> **Short exercise**
Count the lines below that contain the word "page" and give only the number.

> **Stored data**

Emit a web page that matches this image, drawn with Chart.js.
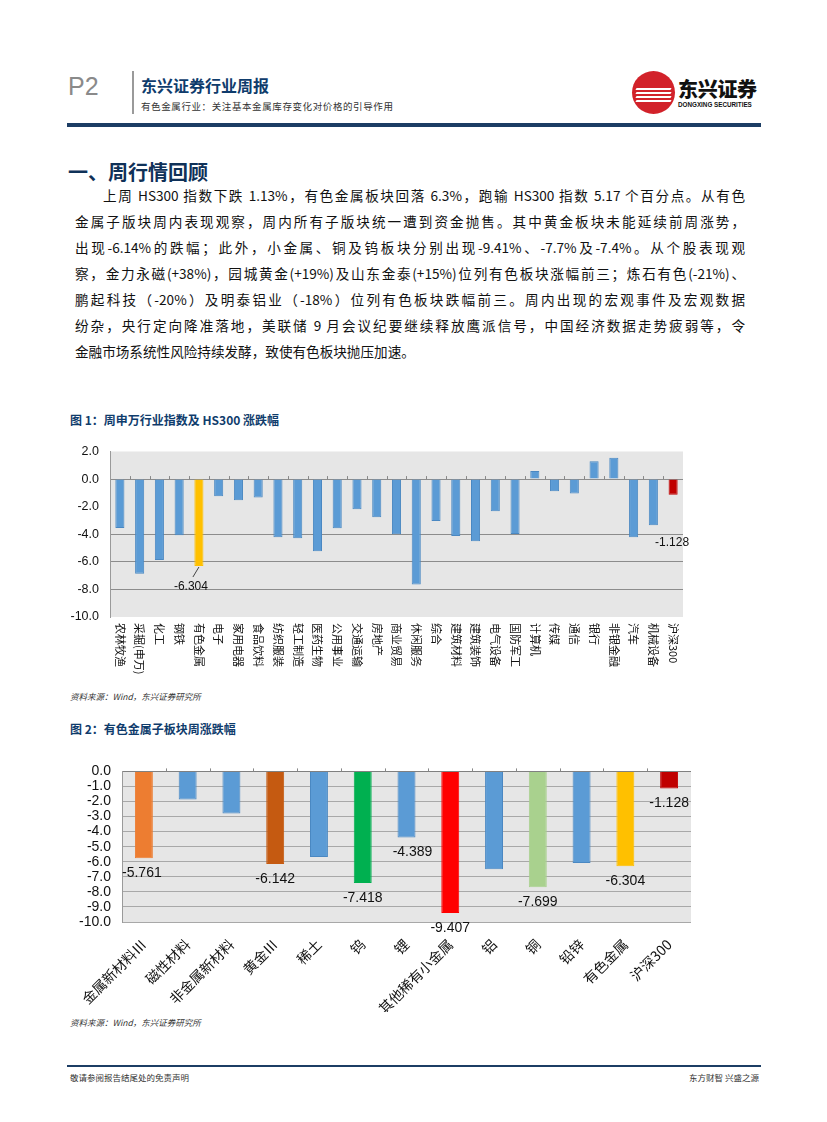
<!DOCTYPE html>
<html>
<head>
<meta charset="utf-8">
<script src="https://cdn.jsdelivr.net/npm/chart.js@4.4.1/dist/chart.umd.min.js"></script>
<style>
  body { margin: 0; background: #fff; font-family: "Noto Sans CJK SC", sans-serif; }
  .page { position: relative; width: 827px; height: 1122px; overflow: hidden; }
  .abs { position: absolute; white-space: nowrap; }
  .p2 { left: 68px; top: 72px; font: 300 25px "Liberation Sans", sans-serif; color: #8a8a8a; }
  .vbar { left: 132px; top: 71px; width: 2px; height: 43px; background: #9a9a9a; }
  .brand { left: 141px; top: 73px; font-size: 16px; font-weight: bold; color: #0f3c6c; }
  .sub { left: 141px; top: 99px; font-size: 9.5px; color: #333; letter-spacing: 0.6px; }
  .navy { left: 67px; top: 123px; width: 694px; height: 4px; background: #1c3d64; }
  .logo { left: 632px; top: 71px; width: 43px; height: 43px; border-radius: 50%; background: #d2222a; overflow: hidden; }
  .logo i { position: absolute; left: 4px; width: 35px; height: 2px; background: #fff; transform: skewX(-30deg); }
  .logotxt { left: 678px; top: 74px; font-size: 20px; font-weight: 900; color: #111; letter-spacing: -0.3px; }
  .logoen { left: 678px; top: 101px; font: bold 6.3px "Liberation Sans", sans-serif; color: #111; }
  .h1 { left: 68px; top: 157px; font-size: 20px; font-weight: bold; color: #0f3158; }
  .para { left: 75px; width: 670px; font-size: 13.6px; color: #111; text-align: justify; text-align-last: justify; line-height: 20px; }
  .fig { font-size: 12px; font-weight: bold; color: #0f3c6c; }
  .src { font-size: 8.5px; font-style: italic; color: #333; }
  .foot { top: 1065px; left: 67px; width: 694px; height: 2px; background: #1c3d64; }
  .ftxt { top: 1071px; font-size: 8.5px; color: #333; }
  canvas { position: absolute; }
</style>
</head>
<body>
<div class="page">
  <div class="abs p2">P2</div>
  <div class="abs vbar"></div>
  <div class="abs brand">东兴证券行业周报</div>
  <div class="abs sub">有色金属行业：关注基本金属库存变化对价格的引导作用</div>
  <div class="abs logo"><i style="top:17px"></i><i style="top:21px"></i><i style="top:25px"></i><i style="top:29px"></i></div>
  <div class="abs logotxt">东兴证券</div>
  <div class="abs logoen">DONGXING SECURITIES</div>
  <div class="abs navy"></div>

  <div class="abs h1">一、周行情回顾</div>

  <div class="abs para" style="top:185px;left:103px;width:642px">上周 HS300 指数下跌 1.13%，有色金属板块回落 6.3%，跑输 HS300 指数 5.17 个百分点。从有色</div>
  <div class="abs para" style="top:211px">金属子版块周内表现观察，周内所有子版块统一遭到资金抛售。其中黄金板块未能延续前周涨势，</div>
  <div class="abs para" style="top:237px">出现-6.14%的跌幅；此外，小金属、铜及钨板块分别出现-9.41%、-7.7%及-7.4%。从个股表现观</div>
  <div class="abs para" style="top:263px">察，金力永磁(+38%)，园城黄金(+19%)及山东金泰(+15%)位列有色板块涨幅前三；炼石有色(-21%)、</div>
  <div class="abs para" style="top:289px">鹏起科技（-20%）及明泰铝业（-18%）位列有色板块跌幅前三。周内出现的宏观事件及宏观数据</div>
  <div class="abs para" style="top:315px">纷杂，央行定向降准落地，美联储 9 月会议纪要继续释放鹰派信号，中国经济数据走势疲弱等，令</div>
  <div class="abs para" style="top:341px;text-align-last:left">金融市场系统性风险持续发酵，致使有色板块抛压加速。</div>

  <div class="abs fig" style="left:70px;top:411px">图 1：周申万行业指数及 HS300 涨跌幅</div>
  <canvas id="chart1" width="630" height="254" style="left:60px;top:433px;width:630px;height:254px"></canvas>
  <div class="abs src" style="left:70px;top:690px">资料来源：Wind，东兴证券研究所</div>

  <div class="abs fig" style="left:70px;top:720px">图 2：有色金属子板块周涨跌幅</div>
  <canvas id="chart2" width="640" height="260" style="left:60px;top:752px;width:640px;height:260px"></canvas>
  <div class="abs src" style="left:70px;top:1016px">资料来源：Wind，东兴证券研究所</div>

  <div class="abs foot"></div>
  <div class="abs ftxt" style="left:70px">敬请参阅报告结尾处的免责声明</div>
  <div class="abs ftxt" style="right:68px">东方财智 兴盛之源</div>
</div>

<script>
// 图1 数据
const industryLabels = ['农林牧渔', '采掘(申万)', '化工', '钢铁', '有色金属', '电子', '家用电器', '食品饮料',
  '纺织服装', '轻工制造', '医药生物', '公用事业', '交通运输', '房地产', '商业贸易', '休闲服务', '综合',
  '建筑材料', '建筑装饰', '电气设备', '国防军工', '计算机', '传媒', '通信', '银行', '非银金融', '汽车',
  '机械设备', '沪深300'];
const industryChange = [-3.54, -6.87, -5.86, -4.07, -6.304, -1.25, -1.54, -1.33, -4.22, -4.29, -5.23, -3.57,
  -2.19, -2.77, -4.00, -7.65, -3.04, -4.12, -4.50, -2.34, -3.98, 0.58, -0.89, -1.04, 1.30, 1.54, -4.22,
  -3.35, -1.128];
const industryTicks = [2, 0, -2, -4, -6, -8, -10];

// 图2 数据
const subLabels = ['金属新材料Ⅲ', '磁性材料', '非金属新材料', '黄金Ⅲ', '稀土', '钨', '锂', '其他稀有小金属',
  '铝', '铜', '铅锌', '有色金属', '沪深300'];
const subChange = [-5.761, -1.86, -2.80, -6.142, -5.68, -7.418, -4.389, -9.407, -6.49, -7.699, -6.08, -6.304, -1.128];
const subShowValue = [true, false, false, true, false, true, true, true, false, true, false, true, true];
const subTicks = [0, -1, -2, -3, -4, -5, -6, -7, -8, -9, -10];

const blue = '#5B9BD5';
const industryColors = industryLabels.map(l => l === '有色金属' ? '#FFC000' : (l === '沪深300' ? '#C00000' : blue));
const subColors = ['#ED7D31', blue, blue, '#C55A11', blue, '#00B050', blue, '#FF0000', blue, '#A9D18E', blue, '#FFC000', '#C00000'];

const plotBg = {
  id: 'plotBg',
  beforeDraw(chart) {
    const a = chart.chartArea, c = chart.ctx;
    c.save();
    c.fillStyle = '#e6e6e6';
    c.fillRect(a.left, a.top, a.right - a.left, a.bottom - a.top);
    c.restore();
  }
};

// 0 轴上类目分隔小刻度
const zeroTicks = {
  id: 'zeroTicks',
  afterDatasetsDraw(chart) {
    const x = chart.scales.x, y0 = chart.scales.y.getPixelForValue(0), c = chart.ctx;
    c.save();
    c.strokeStyle = '#888';
    c.lineWidth = 1;
    for (let i = 1; i < chart.data.labels.length; i++) {
      const px = Math.round((x.getPixelForValue(i - 1) + x.getPixelForValue(i)) / 2) + 0.5;
      c.beginPath(); c.moveTo(px, y0); c.lineTo(px, y0 - 3); c.stroke();
    }
    c.restore();
  }
};

const verticalLabels = {
  id: 'verticalLabels',
  afterDraw(chart) {
    const c = chart.ctx, x = chart.scales.x, top = chart.chartArea.bottom + 6;
    c.save();
    c.font = '11px "Noto Sans CJK SC"';
    c.fillStyle = '#111';
    c.textAlign = 'left';
    c.textBaseline = 'middle';
    chart.data.labels.forEach((l, i) => {
      c.save();
      c.translate(x.getPixelForValue(i), top);
      c.rotate(Math.PI / 2);
      c.fillText(l, 0, 0);
      c.restore();
    });
    // 数据标签
    const meta = chart.getDatasetMeta(0);
    c.font = '12px "Liberation Sans"';
    c.textAlign = 'center';
    const iY = industryLabels.indexOf('有色金属');
    const bY = meta.data[iY];
    c.strokeStyle = '#444';
    c.beginPath(); c.moveTo(bY.x, bY.y + 1); c.lineTo(bY.x - 6, bY.y + 11); c.stroke();
    c.fillText(industryChange[iY].toFixed(3), bY.x - 8, bY.y + 21);
    const iH = industryLabels.indexOf('沪深300');
    const bH = meta.data[iH];
    c.fillText(industryChange[iH].toFixed(3), bH.x - 1, bH.y + 48);
    c.restore();
  }
};

new Chart(document.getElementById('chart1'), {
  type: 'bar',
  data: {
    labels: industryLabels,
    datasets: [{
      data: industryChange,
      backgroundColor: industryColors,
      borderColor: industryColors.map(c => c === blue ? '#4a88c2' : c),
      borderWidth: 1,
      barPercentage: 0.92,
      categoryPercentage: 0.5
    }]
  },
  options: {
    responsive: false,
    animation: false,
    layout: { padding: { top: 7, right: 7, bottom: 70, left: 0 } },
    plugins: { legend: { display: false }, tooltip: { enabled: false } },
    scales: {
      x: { display: false },
      y: {
        min: -10, max: 2,
        afterFit(s) { s.width = 50; },
        afterBuildTicks(s) { s.ticks = industryTicks.map(v => ({ value: v })); },
        ticks: { padding: 11, color: '#111', font: { size: 12.5, family: 'Liberation Sans' }, callback: v => v.toFixed(1) },
        grid: {
          drawTicks: false,
          color: ctx => (ctx.tick && (ctx.tick.value === 2 || ctx.tick.value === -2 || ctx.tick.value === -10)) ? 'rgba(0,0,0,0)' : '#8c8c8c'
        },
        border: { display: true, color: '#9a9a9a' }
      }
    }
  },
  plugins: [plotBg, zeroTicks, verticalLabels]
});

const subValueLabels = {
  id: 'subValueLabels',
  afterDatasetsDraw(chart) {
    const c = chart.ctx, meta = chart.getDatasetMeta(0);
    c.save();
    c.font = '14px "Liberation Sans"';
    c.fillStyle = '#111';
    c.textAlign = 'center';
    c.textBaseline = 'middle';
    subChange.forEach((v, i) => {
      if (!subShowValue[i]) return;
      const b = meta.data[i];
      const dx = i === 6 ? 6 : (i === 0 ? -2 : 0);
      c.fillText(v.toFixed(3), b.x + dx, b.y + 15);
    });
    c.restore();
  }
};

new Chart(document.getElementById('chart2'), {
  type: 'bar',
  data: {
    labels: subLabels,
    datasets: [{
      data: subChange,
      backgroundColor: subColors,
      borderColor: subColors.map(c => c === blue ? '#4a88c2' : c),
      borderWidth: 1,
      barPercentage: 0.82,
      categoryPercentage: 0.5
    }]
  },
  options: {
    responsive: false,
    animation: false,
    layout: { padding: { top: 8, right: 9, bottom: 0, left: 0 } },
    plugins: { legend: { display: false }, tooltip: { enabled: false } },
    scales: {
      x: {
        afterFit(s) { s.height = 90; },
        grid: { display: false },
        border: { display: false },
        ticks: {
          autoSkip: false, minRotation: 45, maxRotation: 45, padding: 6,
          color: '#111', font: { size: 14, family: 'Noto Sans CJK SC' }
        }
      },
      y: {
        min: -10, max: 0,
        afterFit(s) { s.width = 62; },
        afterBuildTicks(s) { s.ticks = subTicks.map(v => ({ value: v })); },
        ticks: { autoSkip: false, padding: 11, color: '#111', font: { size: 14, family: 'Liberation Sans' }, callback: v => v.toFixed(1) },
        grid: { drawTicks: false, color: ctx => (ctx.tick && ctx.tick.value === 0) ? '#808080' : '#a8a8a8' },
        border: { display: true, color: '#9a9a9a' }
      }
    }
  },
  plugins: [plotBg, zeroTicks, subValueLabels]
});
</script>
</body>
</html>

> **Correct answer**
3